▸ **Data extract**
▼▼▼

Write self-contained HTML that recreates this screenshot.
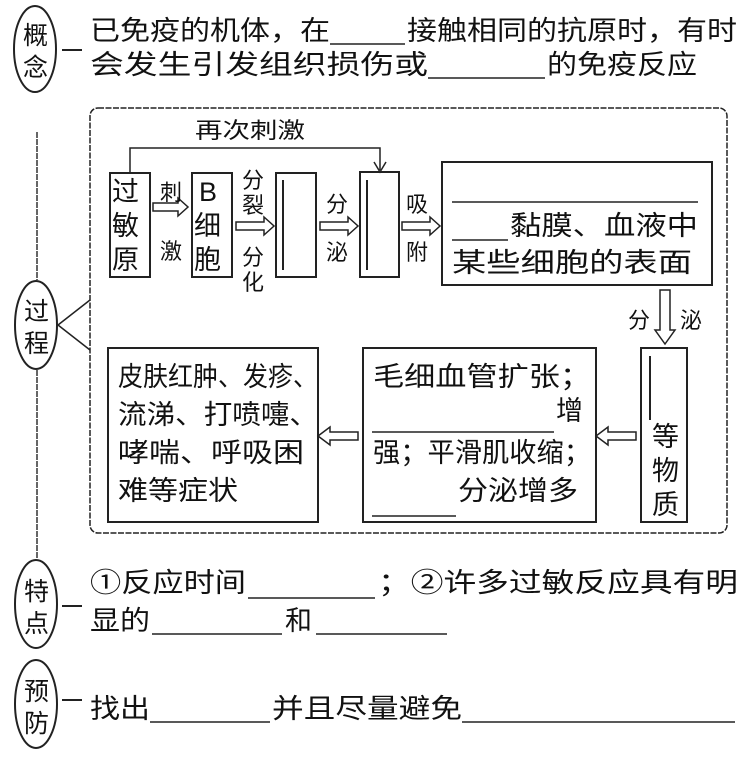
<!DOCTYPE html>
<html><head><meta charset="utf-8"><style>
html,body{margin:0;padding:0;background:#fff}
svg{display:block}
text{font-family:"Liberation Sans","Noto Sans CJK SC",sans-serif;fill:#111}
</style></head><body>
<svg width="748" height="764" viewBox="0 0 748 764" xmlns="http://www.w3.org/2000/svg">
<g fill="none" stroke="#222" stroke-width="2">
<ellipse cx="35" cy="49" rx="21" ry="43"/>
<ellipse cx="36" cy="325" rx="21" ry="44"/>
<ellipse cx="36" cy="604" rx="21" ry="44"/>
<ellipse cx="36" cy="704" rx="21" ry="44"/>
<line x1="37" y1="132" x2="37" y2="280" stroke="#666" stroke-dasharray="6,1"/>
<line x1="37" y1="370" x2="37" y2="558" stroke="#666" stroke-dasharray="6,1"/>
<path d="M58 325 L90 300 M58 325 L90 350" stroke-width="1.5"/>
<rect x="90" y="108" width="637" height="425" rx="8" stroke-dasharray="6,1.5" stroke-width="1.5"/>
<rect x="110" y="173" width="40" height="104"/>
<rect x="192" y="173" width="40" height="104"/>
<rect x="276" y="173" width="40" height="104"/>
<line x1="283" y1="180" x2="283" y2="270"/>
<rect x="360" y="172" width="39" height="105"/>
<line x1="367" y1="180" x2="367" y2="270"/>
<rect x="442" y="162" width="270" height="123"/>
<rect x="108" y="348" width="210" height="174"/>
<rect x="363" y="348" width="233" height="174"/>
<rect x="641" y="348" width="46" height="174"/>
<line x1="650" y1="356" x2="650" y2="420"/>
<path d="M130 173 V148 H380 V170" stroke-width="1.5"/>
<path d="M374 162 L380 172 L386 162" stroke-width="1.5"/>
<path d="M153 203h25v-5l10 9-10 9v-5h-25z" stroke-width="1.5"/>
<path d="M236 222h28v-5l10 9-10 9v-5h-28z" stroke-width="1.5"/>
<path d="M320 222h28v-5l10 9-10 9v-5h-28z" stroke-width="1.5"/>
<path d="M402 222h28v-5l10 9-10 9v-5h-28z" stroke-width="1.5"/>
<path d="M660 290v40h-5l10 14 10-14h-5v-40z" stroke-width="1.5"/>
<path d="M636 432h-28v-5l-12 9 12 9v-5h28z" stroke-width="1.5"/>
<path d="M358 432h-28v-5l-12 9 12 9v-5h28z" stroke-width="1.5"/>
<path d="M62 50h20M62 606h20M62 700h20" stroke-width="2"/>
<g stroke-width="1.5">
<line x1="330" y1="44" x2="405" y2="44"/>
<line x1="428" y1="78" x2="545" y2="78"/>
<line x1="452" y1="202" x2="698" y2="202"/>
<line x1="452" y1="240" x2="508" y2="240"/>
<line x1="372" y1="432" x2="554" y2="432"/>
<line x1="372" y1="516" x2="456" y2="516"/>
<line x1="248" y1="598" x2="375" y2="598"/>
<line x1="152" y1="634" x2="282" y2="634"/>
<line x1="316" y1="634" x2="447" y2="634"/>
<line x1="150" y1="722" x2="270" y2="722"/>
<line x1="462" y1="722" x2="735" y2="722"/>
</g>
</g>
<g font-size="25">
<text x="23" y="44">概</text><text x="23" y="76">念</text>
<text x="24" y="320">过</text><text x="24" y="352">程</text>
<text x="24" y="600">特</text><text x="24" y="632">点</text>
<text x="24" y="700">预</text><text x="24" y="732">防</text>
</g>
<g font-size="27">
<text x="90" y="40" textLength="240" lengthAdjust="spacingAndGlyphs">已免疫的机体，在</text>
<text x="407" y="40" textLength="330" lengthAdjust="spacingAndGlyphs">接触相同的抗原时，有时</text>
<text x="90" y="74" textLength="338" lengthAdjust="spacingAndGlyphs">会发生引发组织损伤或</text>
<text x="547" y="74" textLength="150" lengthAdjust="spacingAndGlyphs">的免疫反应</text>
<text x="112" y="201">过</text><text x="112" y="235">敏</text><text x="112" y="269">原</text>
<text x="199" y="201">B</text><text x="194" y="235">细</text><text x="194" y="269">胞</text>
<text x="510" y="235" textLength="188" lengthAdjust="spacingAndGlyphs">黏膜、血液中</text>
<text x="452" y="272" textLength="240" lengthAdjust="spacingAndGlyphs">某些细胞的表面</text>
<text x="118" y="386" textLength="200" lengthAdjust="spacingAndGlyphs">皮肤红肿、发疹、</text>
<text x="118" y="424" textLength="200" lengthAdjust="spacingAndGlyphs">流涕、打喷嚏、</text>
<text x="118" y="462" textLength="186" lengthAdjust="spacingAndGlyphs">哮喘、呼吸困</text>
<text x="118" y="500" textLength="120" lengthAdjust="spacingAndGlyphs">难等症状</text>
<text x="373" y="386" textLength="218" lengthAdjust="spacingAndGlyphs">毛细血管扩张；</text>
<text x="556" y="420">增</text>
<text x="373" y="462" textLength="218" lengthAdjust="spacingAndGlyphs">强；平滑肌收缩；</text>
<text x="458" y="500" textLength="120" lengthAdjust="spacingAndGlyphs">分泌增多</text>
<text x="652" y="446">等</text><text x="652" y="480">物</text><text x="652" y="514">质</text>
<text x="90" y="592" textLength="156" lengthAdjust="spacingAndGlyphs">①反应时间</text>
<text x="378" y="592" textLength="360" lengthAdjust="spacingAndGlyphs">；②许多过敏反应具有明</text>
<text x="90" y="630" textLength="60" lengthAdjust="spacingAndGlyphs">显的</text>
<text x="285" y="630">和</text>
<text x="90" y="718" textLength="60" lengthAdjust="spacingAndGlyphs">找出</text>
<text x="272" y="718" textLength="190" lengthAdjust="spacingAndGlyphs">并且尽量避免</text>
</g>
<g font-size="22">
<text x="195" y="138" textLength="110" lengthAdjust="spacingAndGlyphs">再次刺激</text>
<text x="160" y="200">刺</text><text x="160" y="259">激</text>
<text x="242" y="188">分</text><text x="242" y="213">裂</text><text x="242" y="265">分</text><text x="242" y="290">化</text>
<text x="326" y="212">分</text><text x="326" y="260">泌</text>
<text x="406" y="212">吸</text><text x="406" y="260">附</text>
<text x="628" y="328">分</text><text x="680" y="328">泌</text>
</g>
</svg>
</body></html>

▲▲▲

▸ **What you will do**
Return the listing above unchanged, apart from dropping its pictures.

▸ **Expected answer**
Write self-contained HTML that recreates this screenshot.
<!DOCTYPE html>
<html><head><meta charset="utf-8"><style>
html,body{margin:0;padding:0;background:#fff}
svg{display:block}
text{font-family:"Liberation Sans","Noto Sans CJK SC",sans-serif;fill:#111}
</style></head><body>
<svg width="748" height="764" viewBox="0 0 748 764" xmlns="http://www.w3.org/2000/svg">
<g fill="none" stroke="#222" stroke-width="2">
<ellipse cx="35" cy="49" rx="21" ry="43"/>
<ellipse cx="36" cy="325" rx="21" ry="44"/>
<ellipse cx="36" cy="604" rx="21" ry="44"/>
<ellipse cx="36" cy="704" rx="21" ry="44"/>
<line x1="37" y1="132" x2="37" y2="280" stroke="#666" stroke-dasharray="6,1"/>
<line x1="37" y1="370" x2="37" y2="558" stroke="#666" stroke-dasharray="6,1"/>
<path d="M58 325 L90 300 M58 325 L90 350" stroke-width="1.5"/>
<rect x="90" y="108" width="637" height="425" rx="8" stroke-dasharray="6,1.5" stroke-width="1.5"/>
<rect x="110" y="173" width="40" height="104"/>
<rect x="192" y="173" width="40" height="104"/>
<rect x="276" y="173" width="40" height="104"/>
<line x1="283" y1="180" x2="283" y2="270"/>
<rect x="360" y="172" width="39" height="105"/>
<line x1="367" y1="180" x2="367" y2="270"/>
<rect x="442" y="162" width="270" height="123"/>
<rect x="108" y="348" width="210" height="174"/>
<rect x="363" y="348" width="233" height="174"/>
<rect x="641" y="348" width="46" height="174"/>
<line x1="650" y1="356" x2="650" y2="420"/>
<path d="M130 173 V148 H380 V170" stroke-width="1.5"/>
<path d="M374 162 L380 172 L386 162" stroke-width="1.5"/>
<path d="M153 203h25v-5l10 9-10 9v-5h-25z" stroke-width="1.5"/>
<path d="M236 222h28v-5l10 9-10 9v-5h-28z" stroke-width="1.5"/>
<path d="M320 222h28v-5l10 9-10 9v-5h-28z" stroke-width="1.5"/>
<path d="M402 222h28v-5l10 9-10 9v-5h-28z" stroke-width="1.5"/>
<path d="M660 290v40h-5l10 14 10-14h-5v-40z" stroke-width="1.5"/>
<path d="M636 432h-28v-5l-12 9 12 9v-5h28z" stroke-width="1.5"/>
<path d="M358 432h-28v-5l-12 9 12 9v-5h28z" stroke-width="1.5"/>
<path d="M62 50h20M62 606h20M62 700h20" stroke-width="2"/>
<g stroke-width="1.5">
<line x1="330" y1="44" x2="405" y2="44"/>
<line x1="428" y1="78" x2="545" y2="78"/>
<line x1="452" y1="202" x2="698" y2="202"/>
<line x1="452" y1="240" x2="508" y2="240"/>
<line x1="372" y1="432" x2="554" y2="432"/>
<line x1="372" y1="516" x2="456" y2="516"/>
<line x1="248" y1="598" x2="375" y2="598"/>
<line x1="152" y1="634" x2="282" y2="634"/>
<line x1="316" y1="634" x2="447" y2="634"/>
<line x1="150" y1="722" x2="270" y2="722"/>
<line x1="462" y1="722" x2="735" y2="722"/>
</g>
</g>
<g font-size="25">
<text x="23" y="44">概</text><text x="23" y="76">念</text>
<text x="24" y="320">过</text><text x="24" y="352">程</text>
<text x="24" y="600">特</text><text x="24" y="632">点</text>
<text x="24" y="700">预</text><text x="24" y="732">防</text>
</g>
<g font-size="27">
<text x="90" y="40" textLength="240" lengthAdjust="spacingAndGlyphs">已免疫的机体，在</text>
<text x="407" y="40" textLength="330" lengthAdjust="spacingAndGlyphs">接触相同的抗原时，有时</text>
<text x="90" y="74" textLength="338" lengthAdjust="spacingAndGlyphs">会发生引发组织损伤或</text>
<text x="547" y="74" textLength="150" lengthAdjust="spacingAndGlyphs">的免疫反应</text>
<text x="112" y="201">过</text><text x="112" y="235">敏</text><text x="112" y="269">原</text>
<text x="199" y="201">B</text><text x="194" y="235">细</text><text x="194" y="269">胞</text>
<text x="510" y="235" textLength="188" lengthAdjust="spacingAndGlyphs">黏膜、血液中</text>
<text x="452" y="272" textLength="240" lengthAdjust="spacingAndGlyphs">某些细胞的表面</text>
<text x="118" y="386" textLength="200" lengthAdjust="spacingAndGlyphs">皮肤红肿、发疹、</text>
<text x="118" y="424" textLength="200" lengthAdjust="spacingAndGlyphs">流涕、打喷嚏、</text>
<text x="118" y="462" textLength="186" lengthAdjust="spacingAndGlyphs">哮喘、呼吸困</text>
<text x="118" y="500" textLength="120" lengthAdjust="spacingAndGlyphs">难等症状</text>
<text x="373" y="386" textLength="218" lengthAdjust="spacingAndGlyphs">毛细血管扩张；</text>
<text x="556" y="420">增</text>
<text x="373" y="462" textLength="218" lengthAdjust="spacingAndGlyphs">强；平滑肌收缩；</text>
<text x="458" y="500" textLength="120" lengthAdjust="spacingAndGlyphs">分泌增多</text>
<text x="652" y="446">等</text><text x="652" y="480">物</text><text x="652" y="514">质</text>
<text x="90" y="592" textLength="156" lengthAdjust="spacingAndGlyphs">①反应时间</text>
<text x="378" y="592" textLength="360" lengthAdjust="spacingAndGlyphs">；②许多过敏反应具有明</text>
<text x="90" y="630" textLength="60" lengthAdjust="spacingAndGlyphs">显的</text>
<text x="285" y="630">和</text>
<text x="90" y="718" textLength="60" lengthAdjust="spacingAndGlyphs">找出</text>
<text x="272" y="718" textLength="190" lengthAdjust="spacingAndGlyphs">并且尽量避免</text>
</g>
<g font-size="22">
<text x="195" y="138" textLength="110" lengthAdjust="spacingAndGlyphs">再次刺激</text>
<text x="160" y="200">刺</text><text x="160" y="259">激</text>
<text x="242" y="188">分</text><text x="242" y="213">裂</text><text x="242" y="265">分</text><text x="242" y="290">化</text>
<text x="326" y="212">分</text><text x="326" y="260">泌</text>
<text x="406" y="212">吸</text><text x="406" y="260">附</text>
<text x="628" y="328">分</text><text x="680" y="328">泌</text>
</g>
</svg>
</body></html>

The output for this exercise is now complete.